---------- Supplied entries
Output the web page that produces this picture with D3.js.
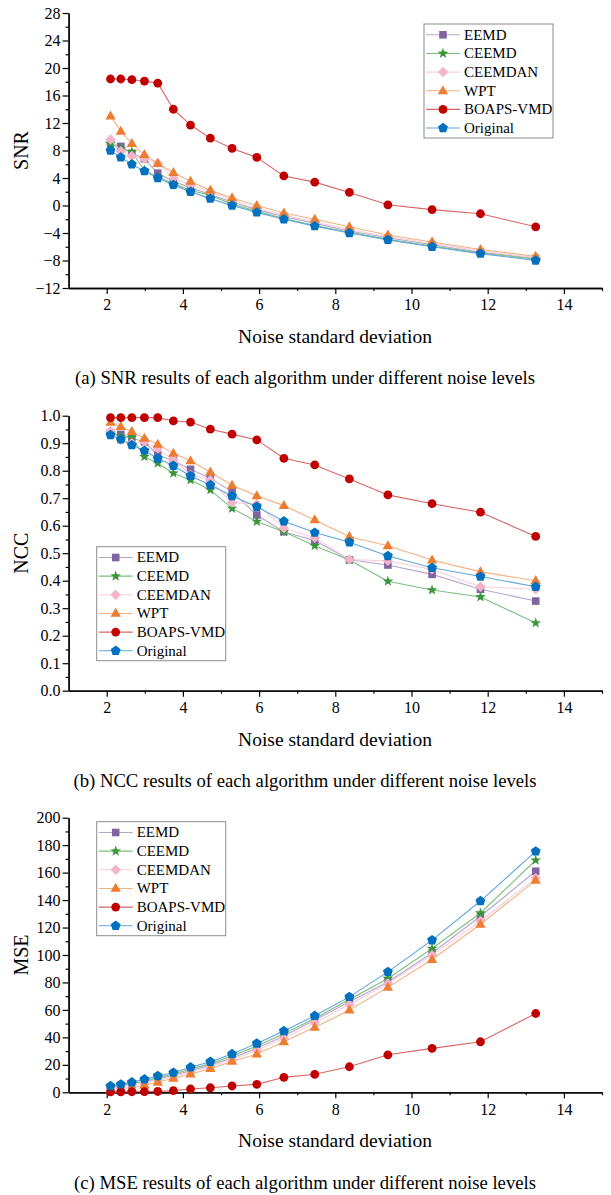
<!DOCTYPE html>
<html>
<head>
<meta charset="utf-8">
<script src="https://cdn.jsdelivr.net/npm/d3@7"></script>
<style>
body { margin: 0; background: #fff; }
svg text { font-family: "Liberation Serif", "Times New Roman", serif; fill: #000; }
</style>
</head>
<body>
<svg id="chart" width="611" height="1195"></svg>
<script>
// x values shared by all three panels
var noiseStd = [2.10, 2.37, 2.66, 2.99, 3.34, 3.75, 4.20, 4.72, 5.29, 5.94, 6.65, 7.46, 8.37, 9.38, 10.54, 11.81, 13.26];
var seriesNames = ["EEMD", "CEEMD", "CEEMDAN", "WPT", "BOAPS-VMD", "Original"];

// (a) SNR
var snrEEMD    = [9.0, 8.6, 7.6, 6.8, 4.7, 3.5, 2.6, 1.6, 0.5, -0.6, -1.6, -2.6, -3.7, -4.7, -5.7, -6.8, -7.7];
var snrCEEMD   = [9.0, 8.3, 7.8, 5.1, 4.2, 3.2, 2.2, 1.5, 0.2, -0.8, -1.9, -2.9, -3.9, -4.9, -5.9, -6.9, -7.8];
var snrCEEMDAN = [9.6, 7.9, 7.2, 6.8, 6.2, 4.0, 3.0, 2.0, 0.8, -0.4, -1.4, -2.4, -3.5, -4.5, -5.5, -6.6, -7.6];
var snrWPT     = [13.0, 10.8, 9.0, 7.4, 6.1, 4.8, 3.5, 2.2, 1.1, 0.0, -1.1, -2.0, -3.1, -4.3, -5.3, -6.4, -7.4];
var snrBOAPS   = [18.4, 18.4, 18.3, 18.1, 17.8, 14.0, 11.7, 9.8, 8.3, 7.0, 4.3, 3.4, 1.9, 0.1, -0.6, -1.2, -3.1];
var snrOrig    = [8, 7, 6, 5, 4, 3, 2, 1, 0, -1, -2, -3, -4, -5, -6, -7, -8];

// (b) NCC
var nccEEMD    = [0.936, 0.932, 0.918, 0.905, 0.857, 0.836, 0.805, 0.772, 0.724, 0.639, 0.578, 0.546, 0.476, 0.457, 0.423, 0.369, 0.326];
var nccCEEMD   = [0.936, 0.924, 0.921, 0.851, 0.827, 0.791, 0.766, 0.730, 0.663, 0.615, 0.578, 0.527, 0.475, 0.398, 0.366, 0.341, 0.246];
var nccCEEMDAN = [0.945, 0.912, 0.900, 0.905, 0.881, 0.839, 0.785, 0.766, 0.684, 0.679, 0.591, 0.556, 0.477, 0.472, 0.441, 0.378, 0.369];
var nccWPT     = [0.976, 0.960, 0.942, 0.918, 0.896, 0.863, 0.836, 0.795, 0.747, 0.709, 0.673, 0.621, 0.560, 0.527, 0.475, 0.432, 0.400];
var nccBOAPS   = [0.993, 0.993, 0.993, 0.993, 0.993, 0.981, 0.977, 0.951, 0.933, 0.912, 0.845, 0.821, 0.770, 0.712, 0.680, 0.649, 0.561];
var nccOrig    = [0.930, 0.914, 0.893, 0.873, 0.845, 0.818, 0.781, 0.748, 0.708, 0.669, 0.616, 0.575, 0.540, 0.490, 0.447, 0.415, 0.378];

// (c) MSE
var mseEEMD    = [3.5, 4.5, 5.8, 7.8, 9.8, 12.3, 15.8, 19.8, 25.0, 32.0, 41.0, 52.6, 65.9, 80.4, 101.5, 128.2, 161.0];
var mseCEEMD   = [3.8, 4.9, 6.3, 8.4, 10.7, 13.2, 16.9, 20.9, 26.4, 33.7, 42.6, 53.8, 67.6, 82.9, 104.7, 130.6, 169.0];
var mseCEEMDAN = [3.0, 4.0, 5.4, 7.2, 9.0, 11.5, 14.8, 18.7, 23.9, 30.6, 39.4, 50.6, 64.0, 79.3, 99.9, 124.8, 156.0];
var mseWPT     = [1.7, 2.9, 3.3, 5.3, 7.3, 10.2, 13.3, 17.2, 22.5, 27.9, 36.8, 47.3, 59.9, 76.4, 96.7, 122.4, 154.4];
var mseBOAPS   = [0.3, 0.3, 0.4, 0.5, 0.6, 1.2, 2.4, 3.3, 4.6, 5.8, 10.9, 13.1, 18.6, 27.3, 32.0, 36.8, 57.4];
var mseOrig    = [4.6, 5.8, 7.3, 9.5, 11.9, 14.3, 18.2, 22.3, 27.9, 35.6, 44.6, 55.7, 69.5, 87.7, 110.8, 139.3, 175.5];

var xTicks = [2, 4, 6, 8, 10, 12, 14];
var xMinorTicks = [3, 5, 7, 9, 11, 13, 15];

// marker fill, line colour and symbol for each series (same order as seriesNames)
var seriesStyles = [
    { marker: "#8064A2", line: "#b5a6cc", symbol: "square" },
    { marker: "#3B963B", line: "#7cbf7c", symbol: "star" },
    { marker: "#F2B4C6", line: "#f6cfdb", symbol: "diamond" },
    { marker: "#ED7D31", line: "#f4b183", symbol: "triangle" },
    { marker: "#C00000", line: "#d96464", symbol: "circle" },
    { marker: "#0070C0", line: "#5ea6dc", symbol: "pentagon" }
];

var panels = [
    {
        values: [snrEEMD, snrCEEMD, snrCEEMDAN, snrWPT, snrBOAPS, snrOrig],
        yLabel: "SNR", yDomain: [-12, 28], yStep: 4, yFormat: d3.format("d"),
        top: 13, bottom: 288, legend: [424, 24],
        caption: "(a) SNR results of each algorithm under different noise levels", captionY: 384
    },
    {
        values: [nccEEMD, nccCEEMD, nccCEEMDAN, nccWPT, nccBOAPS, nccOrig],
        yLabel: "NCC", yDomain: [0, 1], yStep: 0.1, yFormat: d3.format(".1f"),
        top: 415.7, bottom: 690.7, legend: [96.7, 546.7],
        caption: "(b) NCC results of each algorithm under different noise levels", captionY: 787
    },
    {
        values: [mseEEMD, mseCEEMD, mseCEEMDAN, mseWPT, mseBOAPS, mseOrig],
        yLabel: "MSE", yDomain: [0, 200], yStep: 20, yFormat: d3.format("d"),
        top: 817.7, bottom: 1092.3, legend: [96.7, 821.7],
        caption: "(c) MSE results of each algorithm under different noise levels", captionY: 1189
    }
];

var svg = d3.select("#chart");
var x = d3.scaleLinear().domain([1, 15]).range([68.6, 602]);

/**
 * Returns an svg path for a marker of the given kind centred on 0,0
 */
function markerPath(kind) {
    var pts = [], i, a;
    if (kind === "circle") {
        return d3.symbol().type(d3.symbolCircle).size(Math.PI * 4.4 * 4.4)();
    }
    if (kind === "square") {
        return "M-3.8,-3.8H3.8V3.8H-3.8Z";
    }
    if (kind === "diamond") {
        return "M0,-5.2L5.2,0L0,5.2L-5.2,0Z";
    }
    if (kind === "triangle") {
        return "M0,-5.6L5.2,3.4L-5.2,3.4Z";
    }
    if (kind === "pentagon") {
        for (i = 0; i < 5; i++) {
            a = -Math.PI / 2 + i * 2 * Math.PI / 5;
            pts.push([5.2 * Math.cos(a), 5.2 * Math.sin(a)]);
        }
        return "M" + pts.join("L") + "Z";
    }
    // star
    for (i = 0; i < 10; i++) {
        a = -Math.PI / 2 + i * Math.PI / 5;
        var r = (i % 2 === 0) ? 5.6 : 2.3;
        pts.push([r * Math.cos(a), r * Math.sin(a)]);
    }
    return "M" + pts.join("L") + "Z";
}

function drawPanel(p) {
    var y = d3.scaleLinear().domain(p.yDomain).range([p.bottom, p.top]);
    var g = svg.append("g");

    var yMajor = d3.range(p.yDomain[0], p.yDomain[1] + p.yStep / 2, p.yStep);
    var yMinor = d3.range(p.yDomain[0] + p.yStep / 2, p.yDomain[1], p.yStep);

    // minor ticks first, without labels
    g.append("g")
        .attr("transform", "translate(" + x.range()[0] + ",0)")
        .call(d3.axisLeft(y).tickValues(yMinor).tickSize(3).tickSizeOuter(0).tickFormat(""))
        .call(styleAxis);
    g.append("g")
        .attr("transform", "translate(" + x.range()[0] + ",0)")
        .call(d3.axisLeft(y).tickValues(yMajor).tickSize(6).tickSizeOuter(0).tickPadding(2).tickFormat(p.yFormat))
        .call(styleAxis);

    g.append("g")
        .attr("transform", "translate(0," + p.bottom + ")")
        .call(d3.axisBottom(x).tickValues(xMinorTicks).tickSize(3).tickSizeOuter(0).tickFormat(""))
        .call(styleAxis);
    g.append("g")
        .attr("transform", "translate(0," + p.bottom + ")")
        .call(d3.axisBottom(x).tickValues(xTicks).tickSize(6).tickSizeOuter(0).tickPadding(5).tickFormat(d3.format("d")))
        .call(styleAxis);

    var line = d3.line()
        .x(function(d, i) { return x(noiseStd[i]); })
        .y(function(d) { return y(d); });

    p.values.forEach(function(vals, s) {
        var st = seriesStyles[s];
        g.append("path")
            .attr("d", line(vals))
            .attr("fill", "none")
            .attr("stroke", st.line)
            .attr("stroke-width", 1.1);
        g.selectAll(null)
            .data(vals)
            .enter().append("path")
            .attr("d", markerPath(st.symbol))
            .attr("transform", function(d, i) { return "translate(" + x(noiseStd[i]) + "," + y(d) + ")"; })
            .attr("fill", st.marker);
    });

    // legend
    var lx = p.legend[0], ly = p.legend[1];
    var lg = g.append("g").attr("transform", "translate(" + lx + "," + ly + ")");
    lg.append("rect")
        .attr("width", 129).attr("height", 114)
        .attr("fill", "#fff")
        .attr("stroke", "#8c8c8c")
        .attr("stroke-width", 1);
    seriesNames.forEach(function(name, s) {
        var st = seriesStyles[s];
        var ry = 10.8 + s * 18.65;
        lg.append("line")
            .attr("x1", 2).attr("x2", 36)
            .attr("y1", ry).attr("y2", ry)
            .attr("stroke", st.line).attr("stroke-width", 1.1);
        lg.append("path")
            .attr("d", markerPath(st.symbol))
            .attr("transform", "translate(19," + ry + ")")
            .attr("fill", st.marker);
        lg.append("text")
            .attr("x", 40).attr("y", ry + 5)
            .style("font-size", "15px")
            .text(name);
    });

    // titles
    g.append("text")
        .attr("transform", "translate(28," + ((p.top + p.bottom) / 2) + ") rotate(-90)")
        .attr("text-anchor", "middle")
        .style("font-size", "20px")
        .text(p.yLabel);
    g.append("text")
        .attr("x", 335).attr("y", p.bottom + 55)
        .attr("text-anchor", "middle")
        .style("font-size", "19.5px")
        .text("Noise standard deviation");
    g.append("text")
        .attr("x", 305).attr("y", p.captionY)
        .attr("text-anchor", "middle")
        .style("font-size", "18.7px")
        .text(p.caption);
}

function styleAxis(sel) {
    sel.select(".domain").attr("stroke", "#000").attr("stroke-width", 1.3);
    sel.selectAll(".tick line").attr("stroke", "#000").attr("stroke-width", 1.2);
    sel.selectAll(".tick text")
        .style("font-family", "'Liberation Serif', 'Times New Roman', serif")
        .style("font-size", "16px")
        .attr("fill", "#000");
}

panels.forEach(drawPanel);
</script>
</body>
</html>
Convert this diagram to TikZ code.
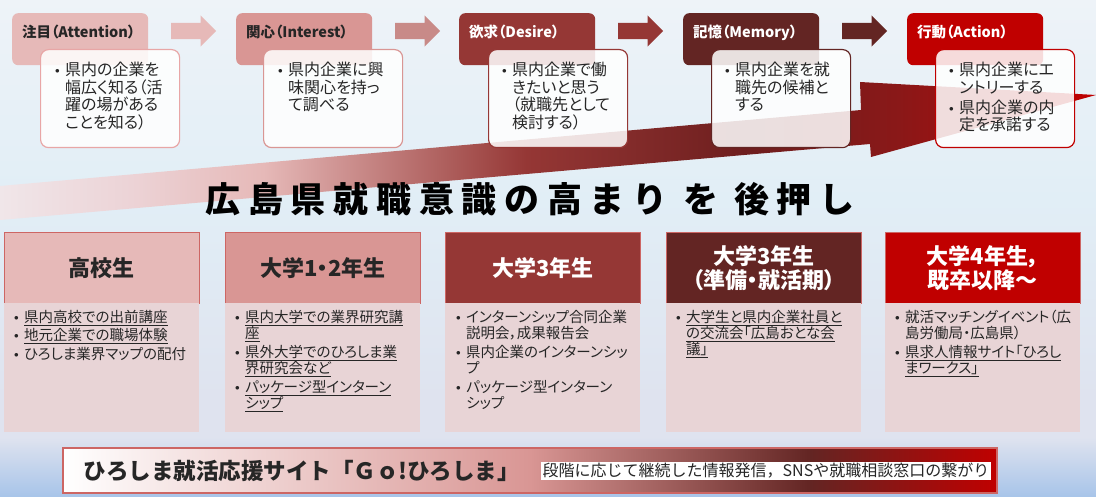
--------------------
Exercise requirements: Give the lines again word for word, from the start of the records to the line holding "-4, -5, -6, -7, -8];", both included, and leave out any picture.

Correct result:
Output the web page that produces this picture with D3.js.
<!DOCTYPE html>
<html>
<head>
<meta charset="utf-8">
<script src="https://cdn.jsdelivr.net/npm/d3@7"></script>
<style>
body { margin: 0; background: #fff; }
svg text { font-family: "Liberation Serif", "Times New Roman", serif; fill: #000; }
</style>
</head>
<body>
<svg id="chart" width="611" height="1195"></svg>
<script>
// x values shared by all three panels
var noiseStd = [2.10, 2.37, 2.66, 2.99, 3.34, 3.75, 4.20, 4.72, 5.29, 5.94, 6.65, 7.46, 8.37, 9.38, 10.54, 11.81, 13.26];
var seriesNames = ["EEMD", "CEEMD", "CEEMDAN", "WPT", "BOAPS-VMD", "Original"];

// (a) SNR
var snrEEMD    = [9.0, 8.6, 7.6, 6.8, 4.7, 3.5, 2.6, 1.6, 0.5, -0.6, -1.6, -2.6, -3.7, -4.7, -5.7, -6.8, -7.7];
var snrCEEMD   = [9.0, 8.3, 7.8, 5.1, 4.2, 3.2, 2.2, 1.5, 0.2, -0.8, -1.9, -2.9, -3.9, -4.9, -5.9, -6.9, -7.8];
var snrCEEMDAN = [9.6, 7.9, 7.2, 6.8, 6.2, 4.0, 3.0, 2.0, 0.8, -0.4, -1.4, -2.4, -3.5, -4.5, -5.5, -6.6, -7.6];
var snrWPT     = [13.0, 10.8, 9.0, 7.4, 6.1, 4.8, 3.5, 2.2, 1.1, 0.0, -1.1, -2.0, -3.1, -4.3, -5.3, -6.4, -7.4];
var snrBOAPS   = [18.4, 18.4, 18.3, 18.1, 17.8, 14.0, 11.7, 9.8, 8.3, 7.0, 4.3, 3.4, 1.9, 0.1, -0.6, -1.2, -3.1];
var snrOrig    = [8, 7, 6, 5, 4, 3, 2, 1, 0, -1, -2, -3, -4, -5, -6, -7, -8];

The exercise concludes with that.